The new notes are designed to be more durable and environmentally friendly but it has been confirmed this week that traces of tallow have been found in the polymer pellets used to make the base of the notes.
Commonly found in soaps and cosmetics, tallow is an animal substance rendered from mullet and beef.
It has been reported that the Bank of England was unaware of the use of tallow until after contracts with supplier their Innovia were signed.
Although it has been claimed that only a small amount of tallow is used to make these new long-lasting bank notes, petitions to stop the use of animals substances in the notes have received over 100,000 signatures since the start of this week and even threats of boycotting have been made by groups of activists.
Those who took to social media to voice their dissatisfaction have described the the lack of consideration shown by the Bank of England for vegans and vegetarians as ‘disrespectful’.

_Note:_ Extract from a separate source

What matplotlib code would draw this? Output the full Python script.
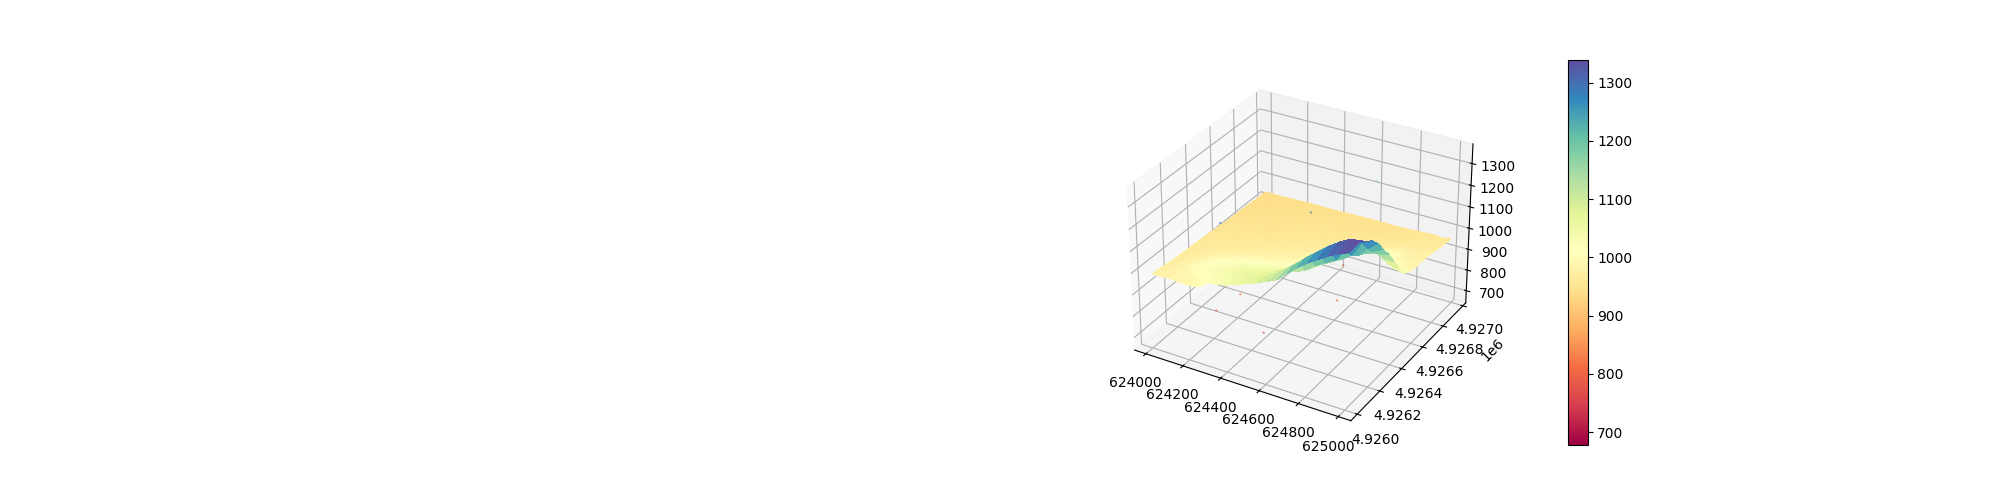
import numpy as np
import matplotlib
matplotlib.use('Agg')
import matplotlib.pyplot as plt

x_values = list(range(624000, 625001, 50))
y_values = list(range(4926020, 4926971, 50))
elevation = [
    [980, 980, 985, 978, 978, 988, 1018, 1022, 1035, 1052, 1068, 1085, 1105, 1125, 1167, 1205, 1238, 1267, 1295, 1317, 1335],
    [977, 981, 987, 993, 1003, 1015, 1027, 1038, 1050, 1060, 1070, 1082, 1100, 1130, 1175, 1215, 1250, 1280, 1310, 1330, 1340],
    [973, 978, 985, 996, 1010, 1020, 1030, 1040, 1048, 1055, 1062, 1075, 1100, 1135, 1170, 1210, 1245, 1280, 1310, 1335, 1340],
    [970, 975, 985, 996, 1008, 1016, 1024, 1032, 1040, 1046, 1052, 1066, 1085, 1090, 1110, 1145, 1170, 1195, 1250, 1300, 1315],
    [967, 971, 979, 990, 1000, 1008, 1015, 1022, 1028, 1033, 1040, 1050, 1063, 1075, 1095, 1125, 1150, 1175, 1205, 1275, 1295],
    [965, 968, 974, 982, 990, 997, 1003, 1009, 1014, 1019, 1024, 1033, 1043, 1060, 1090, 1120, 1145, 1170, 1180, 1225, 1260],
    [963, 965, 969, 975, 980, 985, 991, 996, 1002, 1005, 1010, 1018, 1027, 1043, 1085, 1115, 1135, 1160, 1165, 1190, 1210],
    [961, 963, 965, 969, 973, 977, 981, 985, 989, 993, 997, 1005, 1013, 1027, 1070, 1102, 1128, 1150, 1145, 1155, 1165],
    [959, 960, 963, 965, 967, 970, 975, 979, 983, 985, 989, 995, 1001, 1013, 1050, 1088, 1109, 1131, 1130, 1110, 1110],
    [957, 958, 960, 962, 963, 965, 969, 973, 975, 979, 981, 987, 991, 1000, 1030, 1069, 1090, 1115, 1090, 1060, 1050],
    [955, 956, 957, 958, 960, 962, 965, 967, 970, 973, 975, 980, 983, 990, 1015, 1048, 1072, 1075, 1055, 1018, 1010],
    [953, 953, 954, 955, 957, 959, 961, 963, 965, 967, 969, 973, 975, 980, 1000, 1030, 1050, 1045, 1025, 998, 995],
    [950, 951, 952, 953, 955, 956, 958, 960, 961, 963, 965, 967, 969, 973, 985, 1013, 1026, 1020, 1000, 988, 990],
    [948, 949, 950, 951, 952, 953, 955, 957, 958, 960, 961, 963, 965, 967, 975, 985, 995, 1000, 995, 982, 988],
    [947, 947, 948, 949, 950, 951, 953, 955, 955, 957, 958, 960, 961, 963, 966, 972, 978, 982, 985, 978, 986],
    [945, 945, 946, 947, 948, 949, 950, 952, 953, 954, 955, 957, 958, 959, 960, 964, 968, 972, 976, 974, 982],
    [943, 943, 944, 945, 946, 947, 948, 949, 950, 951, 952, 953, 955, 956, 956, 958, 962, 966, 970, 968, 975],
    [941, 941, 942, 943, 944, 945, 946, 947, 948, 949, 950, 951, 952, 953, 952, 954, 958, 962, 966, 964, 970],
    [940, 940, 941, 942, 943, 944, 945, 945, 946, 947, 948, 949, 950, 951, 950, 952, 955, 958, 962, 960, 965],
    [939, 939, 940, 941, 942, 943, 944, 944, 945, 946, 947, 948, 949, 950, 948, 950, 952, 955, 958, 955, 960],
]
outlier_x = [624235, 624256, 624481, 624667, 624538, 624341, 624655, 624640]
outlier_y = [4926170, 4926338, 4926176, 4926507, 4926787, 4926058, 4926293, 4926912]
outlier_z = [800, 800, 760, 800, 800, 1280, 1300, 1170]

vmin, vmax = 678, 1339

fig = plt.figure(figsize=(20, 5), dpi=100)
ax = fig.add_axes([0.4990, 0.11, 0.3, 0.77], projection='3d')
ax.computed_zorder = False
X, Y = np.meshgrid(x_values, y_values)
Z = np.array(elevation, dtype=float)
ax.plot_surface(X, Y, Z, cmap='Spectral', vmin=vmin, vmax=vmax, linewidth=0,
                antialiased=False, shade=False, rcount=len(y_values), ccount=len(x_values), zorder=1)
ax.scatter(outlier_x, outlier_y, outlier_z, c=outlier_z, cmap='Spectral', vmin=vmin, vmax=vmax,
           s=3, alpha=0.6, linewidths=0, zorder=2)
ax.set_xlim(623938, 625062)
ax.set_ylim(4925945, 4927030)
ax.set_zlim(640.5, 1389.5)
ax.set_xticks(range(624000, 625001, 200))
ax.set_yticks(range(4926000, 4927001, 200))
ax.set_zticks(range(700, 1301, 100))

cax = fig.add_axes([0.784, 0.11, 0.00975, 0.77])
sm = matplotlib.cm.ScalarMappable(norm=matplotlib.colors.Normalize(vmin, vmax), cmap='Spectral')
fig.colorbar(sm, cax=cax, ticks=range(700, 1301, 100))
fig.savefig('out.png', dpi=100)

With many vegans and vegetarians taking their indirect consumption of animal substance seriously, much offence has been taken by those who were unaware of the polymer pellets’ composition.
Although cooperative efforts are currently being made between the Bank of England and Innovia to rectify this issue, the grounds for the protesters’ outrage remain valid.
With vegetarianism, veganism and animal welfare activism on the rise globally, it might be time to take their values more seriously.